Liverpool finished the 2025-26 season fifth with 60 points, a steep fall from the side that had won the title a year earlier on 84. A campaign that promised a defence of their crown instead became a struggle, and it ended with Arne Slot losing his job despite scraping into the Champions League places.
Andoni Iraola is the man tasked with putting that right. The 43-year-old arrives from Bournemouth ahead of the new season, and his appointment has lifted the mood at Anfield, with matchday markets reflecting renewed interest in how the Reds will line up next season.
In this article, we assess whether Iraola can lift Liverpool back towards the top of the table and what stands in his way.
Where it went wrong
Liverpool’s title defence unravelled quickly. After a bright start, they slipped down the table during a run that at one stage saw them sitting as low as 12th, well off the pace set by Arsenal at the top.
They recovered enough to claim fifth and a Champions League spot, but 60 points represented a drop of 24 on the previous season.
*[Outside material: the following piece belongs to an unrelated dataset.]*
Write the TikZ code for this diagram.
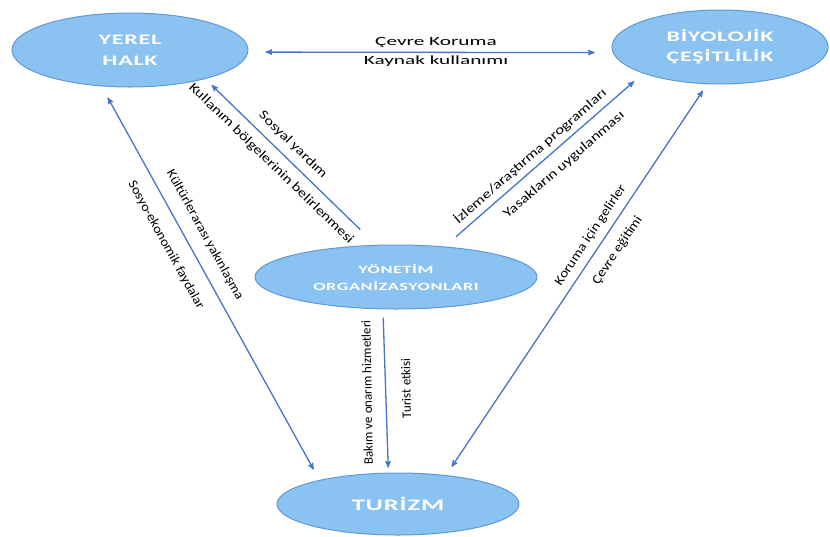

For a club that had looked untouchable 12 months earlier, finishing behind Manchester United and Aston Villa was hard to take, and the board acted once the season was over.
What Iraola brings
Iraola made his name at Bournemouth, where he spent three seasons turning a club with modest resources into a side few enjoyed facing. He guided the Cherries to their highest-ever Premier League points total and, last season, to sixth place and the first European qualification in their history.
That sixth-placed finish was built on an 18-match unbeaten run in the second half of the campaign, form that caught Liverpool’s attention. His teams press aggressively and defend from the front, with a recognisable identity that made Bournemouth difficult to play against, and he has a strong record of improving players already at the club.
A proven climber
Iraola’s career has been a steady ascent. He won the Cypriot Super Cup with AEK Larnaca, then took Rayo Vallecano up to La Liga in his first season in charge before the Premier League came calling.
He has rarely had the biggest budget at any of his clubs, which makes the job at Anfield a different test. At Liverpool, the resources and the expectation are far greater, and the margin for a slow start is much smaller.
The challenge ahead
The squad Iraola inherits is stronger than anything he worked with at Bournemouth, but it underperformed badly last season and will need rebuilding in places. Embedding a new system takes time, and Champions League football from the off leaves little room to experiment.
Liverpool’s hierarchy will also need to back him in the transfer market. Iraola has shown he can get results without heavy spending, but closing the gap to Arsenal and Manchester City demands investment as well as coaching.
Can he turn it around?
The signs are encouraging. Iraola fits the profile Liverpool wanted: an ambitious coach who has already proven himself in the Premier League. He takes over a club that finished fifth rather than one in crisis, which gives him a base to build from.
Whether he can return Liverpool to the title race depends on how quickly his methods take hold and how well the squad is reshaped. Slot proved last season how fine the line is at Anfield. If Iraola gets the balance right, the Reds have the players to climb back towards the top.